Member of parliament for Tano South Constituency
- In office 7 January 1997 – 6 January 2001
- President: John Jerry Rawlings

Personal details
- Born: Tano South, Brong Ahafo Region Ghana)
- Party: National Democratic Congress
- Occupation: Politician

= Grace Boachie =

Ghanaian politician

Grace Boachie is a Ghanaian politician and a member of the second Parliament of the Fourth Republic representing the Tano South Constituency in the Brong Ahafo region of Ghana.

== Early life ==
Grace Boachie was born in Tano South in the Brong Ahafo region of Ghana.

== Politics ==
Boachie was first elected into the Parliament on the ticket of the National democratic congress for the Tano South Constituency in the Brong Ahafo Region of Ghana.

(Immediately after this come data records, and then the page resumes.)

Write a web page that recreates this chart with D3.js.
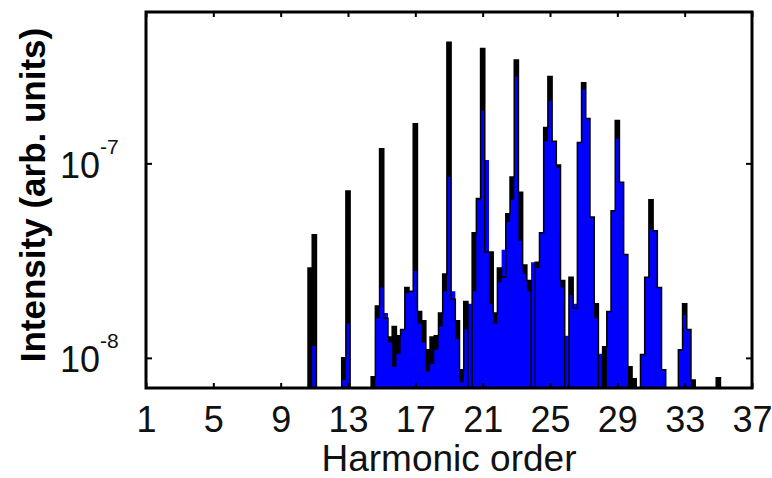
<!DOCTYPE html>
<html>
<head>
<meta charset="utf-8">
<script src="https://cdn.jsdelivr.net/npm/d3@7"></script>
<style>
  body { margin: 0; background: #fff; }
  svg { display: block; font-family: Arial, "Liberation Sans", sans-serif; }
</style>
</head>
<body>
<div id="chart"></div>
<script>
// harmonic order of each sample (bin width 0.25)
const ordens = [
  10.5, 10.75, 11, 11.25, 11.5, 11.75, 12, 12.25, 12.5, 12.75,
  13, 13.25, 13.5, 13.75, 14, 14.25, 14.5, 14.75, 15, 15.25,
  15.5, 15.75, 16, 16.25, 16.5, 16.75, 17, 17.25, 17.5, 17.75,
  18, 18.25, 18.5, 18.75, 19, 19.25, 19.5, 19.75, 20, 20.25,
  20.5, 20.75, 21, 21.25, 21.5, 21.75, 22, 22.25, 22.5, 22.75,
  23, 23.25, 23.5, 23.75, 24, 24.25, 24.5, 24.75, 25, 25.25,
  25.5, 25.75, 26, 26.25, 26.5, 26.75, 27, 27.25, 27.5, 27.75,
  28, 28.25, 28.5, 28.75, 29, 29.25, 29.5, 29.75, 30, 30.25,
  30.5, 30.75, 31, 31.25, 31.5, 31.75, 32, 32.25, 32.5, 32.75,
  33, 33.25, 33.5, 33.75, 34, 34.25, 34.5, 34.75, 35, 35.25
];

// black spectrum (arb. units), null = below the axis
const espectroPreto = [
  null, 2.9e-8, 4.3e-8, null, null, null, null, null, null, 1.0e-8,
  7.2e-8, null, null, null, null, null, 8e-9, 1.85e-8, 1.19e-7, 1.6e-8,
  1.28e-8, 1.45e-8, 1.3e-8, 1.4e-8, 2.3e-8, 2.2e-8, 1.6e-7, 1.73e-8, 1.55e-8, 1.1e-8,
  1.28e-8, 1.3e-8, 1.7e-8, 2.7e-8, 4.2e-7, 2.0e-8, 1.55e-8, 8.7e-9, 1.95e-8, 7e-9,
  4.4e-8, 6.6e-8, 3.9e-7, 3.5e-8, 3.5e-8, 1.7e-8, 2.9e-8, 2.6e-8, 5.5e-8, 8.5e-8,
  3.4e-7, 7.1e-8, 3.0e-8, 2.5e-8, 7e-9, 3.1e-8, 4.4e-8, 1.53e-7, 2.8e-7, 1.3e-7,
  9.8e-8, 2.5e-8, null, 2.6e-8, 1.8e-8, 1.28e-7, 2.6e-7, 1.7e-7, 5.3e-8, 1.9e-8,
  null, 1.14e-8, 1.73e-8, 5.7e-8, 1.66e-7, 8.0e-8, 3.4e-8, 9e-9, 7.8e-9, null,
  1.04e-8, 2.6e-8, 6.5e-8, 4.5e-8, 2.3e-8, 8.7e-9, null, null, null, 1.1e-8,
  1.9e-8, 1.4e-8, 7.7e-9, null, null, null, null, null, 7.9e-9, null
];

// blue spectrum (arb. units)
const espectroAzul = [
  null, null, 1.15e-8, null, null, null, null, null, null, 7.7e-9,
  1.5e-8, null, null, null, null, null, null, 1.6e-8, 2.3e-8, 1.7e-8,
  1.2e-8, 9e-9, 1.05e-8, 1.4e-8, 2.15e-8, 2.2e-8, 2.8e-8, 1.5e-8, 1.2e-8, 8.5e-9,
  9.3e-9, 1.1e-8, 1.45e-8, 2.2e-8, 8.5e-8, 2.2e-8, 1.25e-8, 7.5e-9, 1.4e-8, 1.9e-8,
  2.2e-8, 6.5e-8, 1.87e-7, 1.04e-7, 1.9e-8, 1.5e-8, 2.45e-8, 3.6e-8, 5.0e-8, 6.5e-8,
  2.8e-7, 4.0e-8, 2.7e-8, 2.2e-8, 3.1e-8, 2.9e-8, 4.4e-8, 1.3e-7, 2.1e-7, 1.3e-7,
  9.5e-8, 2.3e-8, 1.3e-8, 2.1e-8, 1.9e-8, 1.28e-7, 2.4e-7, 1.7e-7, 5.3e-8, 1.6e-8,
  1.05e-8, null, 1.73e-8, 5.7e-8, 1.34e-7, 8.0e-8, 3.4e-8, null, null, null,
  1.04e-8, 2.6e-8, 4.6e-8, 4.5e-8, 2.3e-8, 8.7e-9, null, null, null, 1.1e-8,
  1.66e-8, 1.4e-8, null, null, null, null, null, null, null, null
];

const xTicks = [1, 5, 9, 13, 17, 21, 25, 29, 33, 37];
const yTicks = [1e-8, 1e-7];
const yTickExpoentes = ["-8", "-7"];
const xDominio = [1, 37];
const yDominio = [7e-9, 6e-7];

const width = 772, height = 478;
const margin = { top: 12, right: 20, bottom: 90, left: 146 };
const w = width - margin.left - margin.right;
const h = height - margin.top - margin.bottom;

const svg = d3.select("#chart").append("svg")
  .attr("width", width).attr("height", height);

svg.append("rect").attr("width", width).attr("height", height).attr("fill", "#fff");

const x = d3.scaleLinear().domain(xDominio).range([0, w]);
const y = d3.scaleLog().domain(yDominio).range([h, 0]);

const inner = svg.append("g").attr("transform", `translate(${margin.left},${margin.top})`);

inner.append("clipPath").attr("id", "clip")
  .append("rect").attr("width", w).attr("height", h);

const plot = inner.append("g").attr("clip-path", "url(#clip)");

const dados = ordens.map((o, i) => ({ ordem: o, preto: espectroPreto[i], azul: espectroAzul[i] }));
const yv = v => v == null ? h + 5 : y(v);

const areaPreta = d3.area().curve(d3.curveStep)
  .x(d => x(d.ordem)).y0(h + 5).y1(d => yv(d.preto));
const areaAzul = d3.area().curve(d3.curveStep)
  .x(d => x(d.ordem)).y0(h + 5).y1(d => yv(d.azul));
const linhaPreta = d3.line().curve(d3.curveStep)
  .x(d => x(d.ordem)).y(d => yv(d.preto));

plot.append("path").datum(dados).attr("d", areaPreta).attr("fill", "#000");
plot.append("path").datum(dados).attr("d", areaAzul).attr("fill", "#0000ff");
plot.append("path").datum(dados).attr("d", linhaPreta)
  .attr("fill", "none").attr("stroke", "#000").attr("stroke-width", 1.5);

// eixos (ticks para dentro)
const estiloEixo = g => {
  g.select(".domain").remove();
  g.selectAll(".tick line").attr("stroke", "#000").attr("stroke-width", 2);
};

const eixoX = inner.append("g").attr("transform", `translate(0,${h})`)
  .call(d3.axisBottom(x).tickValues(xTicks).tickSize(-5).tickPadding(18))
  .call(estiloEixo);
eixoX.selectAll("text").attr("font-size", 36).attr("fill", "#111")
  .attr("font-family", "Arial, 'Liberation Sans', sans-serif");

inner.append("g")
  .call(d3.axisTop(x).tickValues(xTicks).tickSize(-5).tickFormat(""))
  .call(estiloEixo);
inner.append("g")
  .call(d3.axisLeft(y).tickValues(yTicks).tickSize(-6).tickFormat(""))
  .call(estiloEixo);
inner.append("g").attr("transform", `translate(${w},0)`)
  .call(d3.axisRight(y).tickValues(yTicks).tickSize(-6).tickFormat(""))
  .call(estiloEixo);

// rótulos 10^n
const rotY = inner.selectAll(".rotY").data(yTicks).enter()
  .append("text").attr("class", "rotY")
  .attr("x", -86).attr("y", d => y(d) + 14.5)
  .attr("fill", "#111");
rotY.append("tspan").attr("font-size", 36).text("10");
rotY.append("tspan").attr("font-size", 21).attr("dy", -24)
  .text((d, i) => yTickExpoentes[i]);

// moldura
inner.append("rect").attr("width", w).attr("height", h)
  .attr("fill", "none").attr("stroke", "#000").attr("stroke-width", 3);

svg.append("text")
  .attr("x", margin.left + w / 2).attr("y", 471)
  .attr("text-anchor", "middle").attr("font-size", 37).attr("fill", "#111")
  .text("Harmonic order");

svg.append("text")
  .attr("transform", "translate(45,195) rotate(-90)")
  .attr("text-anchor", "middle").attr("font-size", 35).attr("font-weight", "bold")
  .attr("fill", "#000")
  .text("Intensity (arb. units)");
</script>
</body>
</html>
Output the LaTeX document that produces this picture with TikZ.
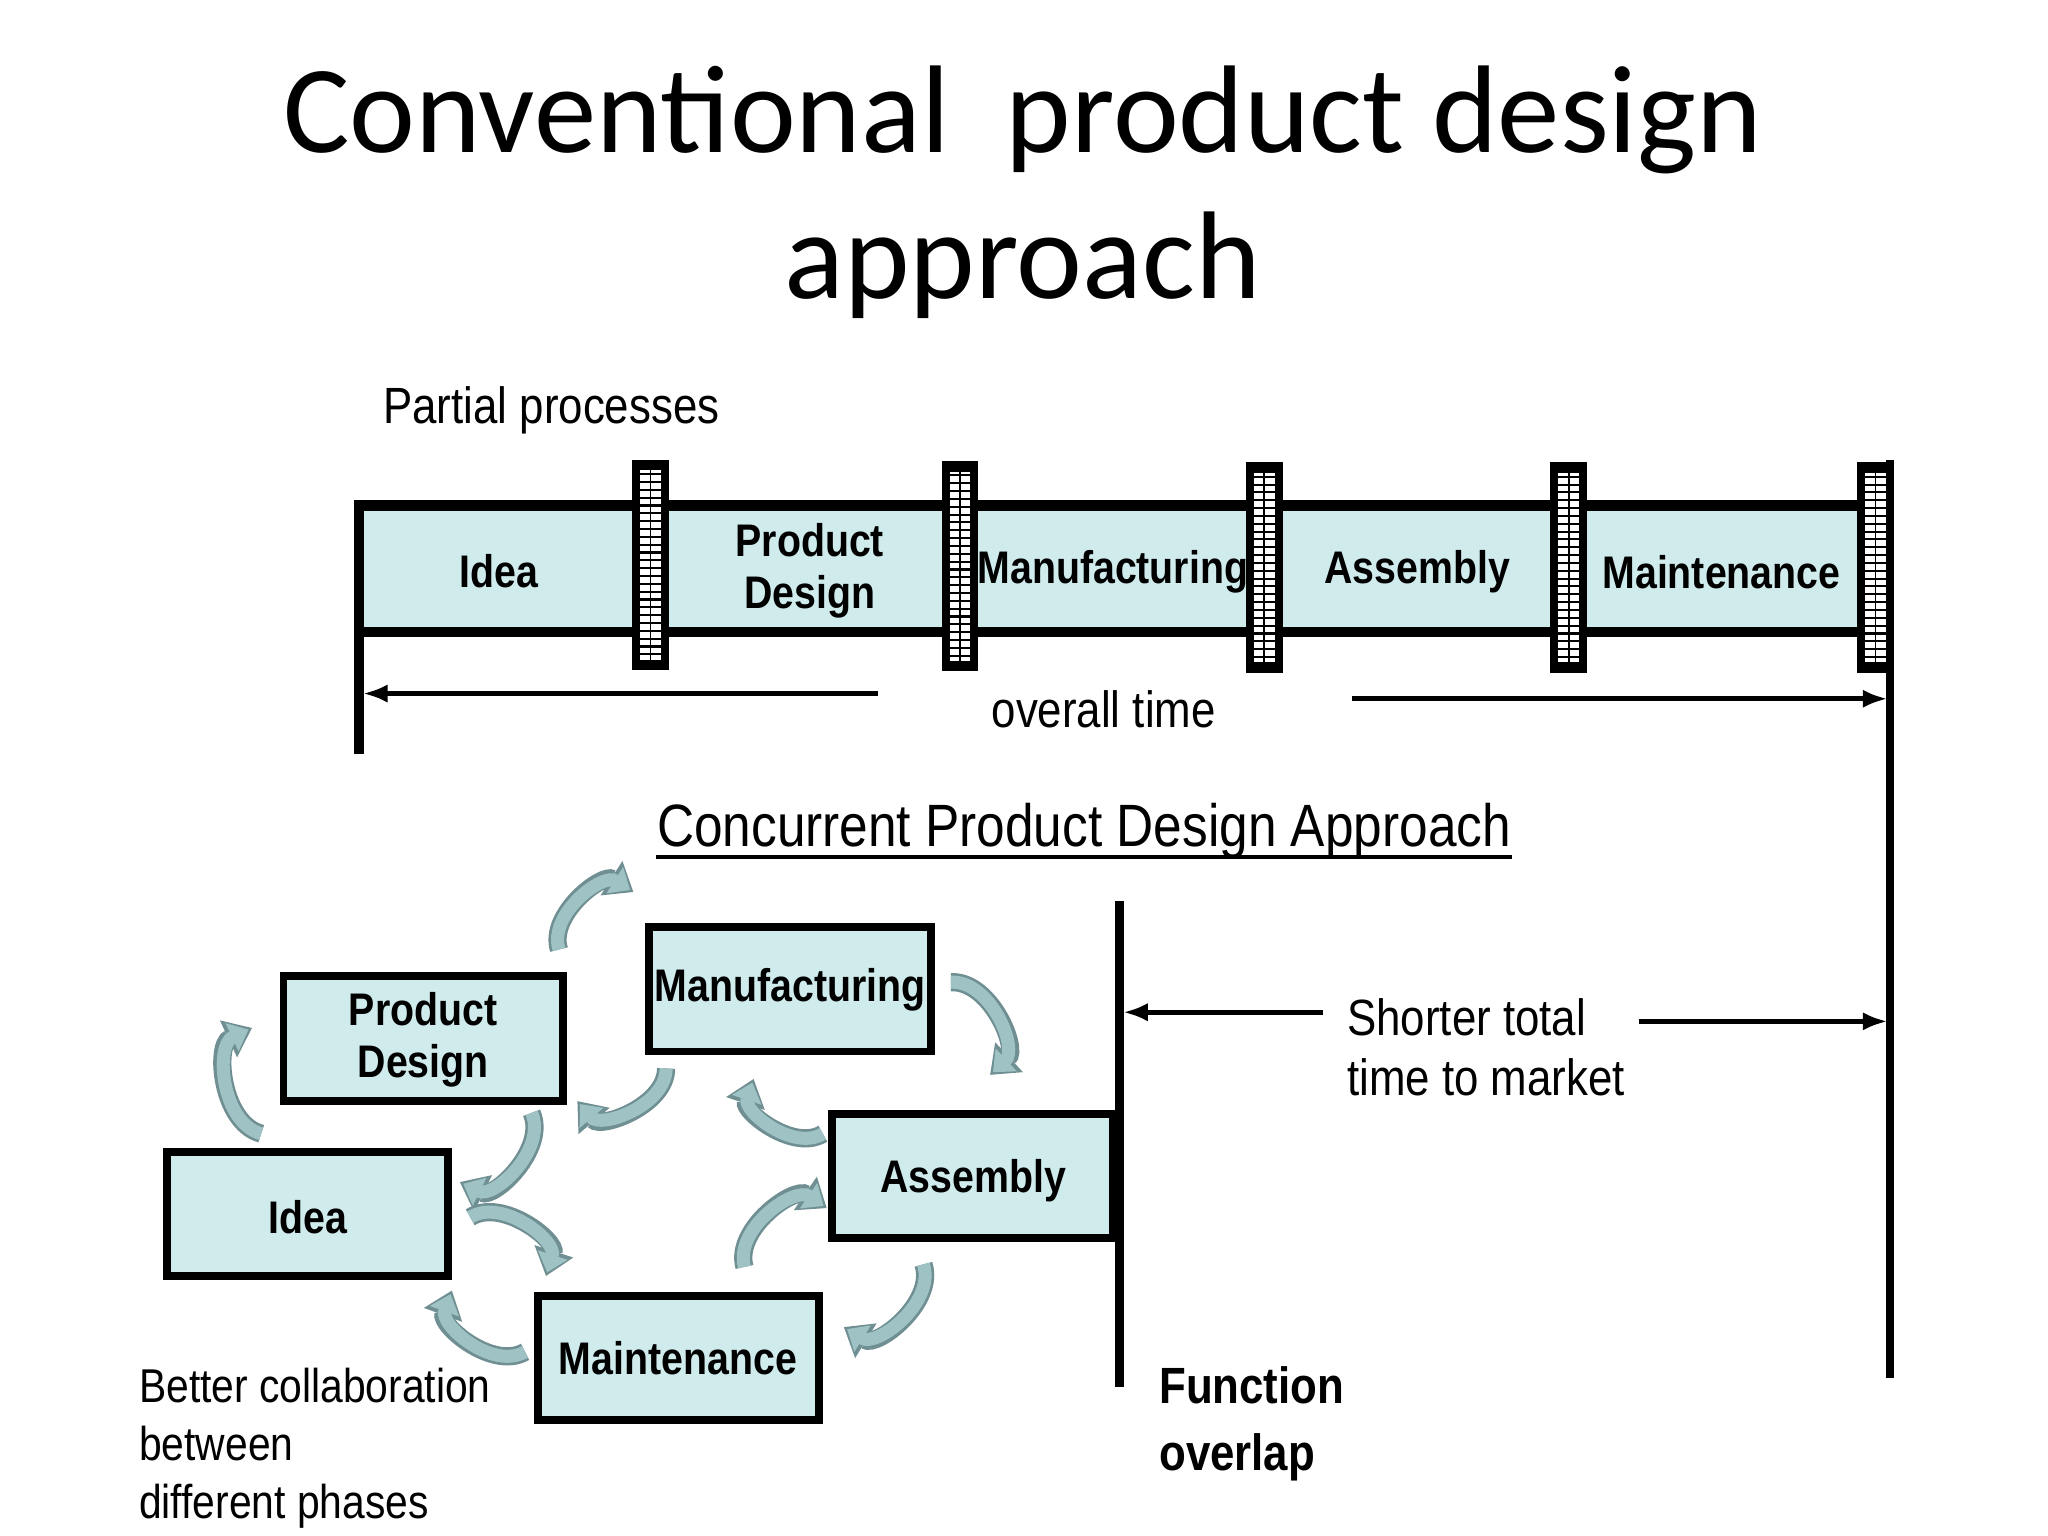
\documentclass[tikz,border=0pt]{standalone}
\usepackage{fontspec}
\setmainfont{Liberation Sans}
\newfontfamily\titlef{Carlito}
\newfontfamily\narr{Liberation Sans}[FakeStretch=0.86]
\usetikzlibrary{arrows.meta}
\definecolor{boxc}{HTML}{CFEBEC}
\definecolor{arc}{HTML}{9FC3C5}
\definecolor{arcb}{HTML}{6F8F92}
\begin{document}
\begin{tikzpicture}[x=0.01306cm,y=-0.01306cm,
  lab/.style={font=\narr\bfseries\fontsize{13}{15}\selectfont,align=center,inner sep=0pt},
  txt/.style={font=\narr\fontsize{14.5}{17}\selectfont,inner sep=0pt},
  box/.style={draw=black,line width=2.2pt,fill=boxc},
  carr/.style={line width=14*0.37pt,draw=arcb,-{Triangle[length=20*0.37pt,width=30*0.37pt]}},
  carri/.style={line width=10*0.37pt,draw=arc,-{Triangle[length=14*0.37pt,width=23*0.37pt]},shorten >=3*0.37pt}]
\useasboundingbox (0,0) rectangle (1568,1176);
% title
\node[font=\titlef\fontsize{35.5}{40}\selectfont] (t1) at (783,92) {Conventional\ \ product design};
\node[font=\titlef\fontsize{35.5}{40}\selectfont] (t2) at (783,203) {approach};
\node[txt,anchor=west] (pp) at (293,314) {Partial processes};
% top bar
\fill[boxc] (275,390) rectangle (1445,482);
\draw[line width=3pt] (275,577) -- (275,387) -- (1445,387);
\draw[line width=3pt] (275,484) -- (1445,484);
\draw[line width=2.4pt] (1447,352) -- (1447,1055);
\foreach \c/\t in {498/352,735/353,968/354,1201/354,1436/354}{
  \fill[black] (\c-14,\t) rectangle (\c+14,\t+161);
  \fill[white] (\c-8,\t+8) rectangle (\c+8,\t+153);
  \foreach \yy in {0,6,...,138}{
    \draw[black,line width=0.6pt] (\c-8,\t+11+\yy) -- (\c+8,\t+11+\yy);}
  \draw[black,line width=0.5pt] (\c,\t+8) -- (\c,\t+153);
}
\node[lab] (i1) at (382,437) {Idea};
\node[lab] (p1) at (620,437) {Product\\Design};
\node[lab] (m1) at (852,438) {Manufacturing};
\node[lab] (a1) at (1085,438) {Assembly};
\node[lab] (n1) at (1318,438) {Maintenance};
\node[txt] (ot) at (845,543) {overall time};
\coordinate (ol) at (278,531); \coordinate (olb) at (672,531);
\coordinate (or) at (1445,535); \coordinate (orb) at (1035,535);
\draw[line width=1.3pt,-{Latex[length=7pt]}] (olb) -- (ol);
\draw[line width=1.3pt,-{Latex[length=7pt]}] (orb) -- (or);
% concurrent
\node[font=\narr\fontsize{17}{20}\selectfont,inner sep=0pt] (ct) at (830,636) {Concurrent Product Design Approach};
\draw[line width=1.2pt] (502,656) -- (1158,656);
\draw[box] (217,747) rectangle (431,843);
\node[lab] (pd) at (324,796) {Product\\Design};
\draw[box] (497,710) rectangle (713,805);
\node[lab] (mf) at (605,758) {Manufacturing};
\draw[box] (128,882) rectangle (343,977);
\node[lab] (id) at (236,932) {Idea};
\draw[box] (637,853) rectangle (852,948);
\node[lab] (as) at (745,904) {Assembly};
\draw[box] (412,992) rectangle (627,1087);
\node[lab] (mn) at (519,1040) {Maintenance};
\draw[line width=2.4pt] (857,690) -- (857,1062);
\coordinate (sl) at (860,775); \coordinate (slb) at (1013,775);
\coordinate (sr) at (1445,782); \coordinate (srb) at (1255,782);
\draw[line width=1.3pt,-{Latex[length=7pt]}] (slb) -- (sl);
\draw[line width=1.3pt,-{Latex[length=7pt]}] (srb) -- (sr);
\node[txt,anchor=west,align=left] (st) at (1031,802) {Shorter total\\time to market};
\node[font=\narr\bfseries\fontsize{14.5}{19}\selectfont,anchor=west,align=left,inner sep=0pt] (fo) at (887,1090) {Function\\overlap};
\node[font=\narr\fontsize{13.5}{16.5}\selectfont,anchor=north west,align=left,inner sep=0pt] (bc) at (106,1047) {Better collaboration\\between\\different phases};
% curved arrows
\foreach \sx/\sy/\ex/\ey in {
  428/727/485/683,
  200/868/193/787,
  407/852/352/905,
  510/818/442/843,
  728/752/758/823,
  630/868/577/826,
  570/970/633/925,
  707/968/646/1016,
  360/932/418/977,
  402/1035/346/988}{
  \draw[carr] (\sx,\sy) to[bend left=70] (\ex,\ey);
  \draw[carri] (\sx,\sy) to[bend left=70] (\ex,\ey);
}
\end{tikzpicture}
\end{document}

She polled 13,390 votes out of the 24,879 valid votes cast representing 39.50% over her opponents Rex Ofori-Agyeman who polled 9,568 votes representing 28.20%, Godfred Kwaku Oppong who polled 1,267 votes representing 3.70%, Osman Asante-Bonsu who polled 330 votes representing 1.00% and Daniel Kofi Nti who polled 324 votes representing 1.00%.

== Career ==
Grace Boachie is a former member of Parliament for the Tano South Constituency in the Brong Ahafo Region of Ghana.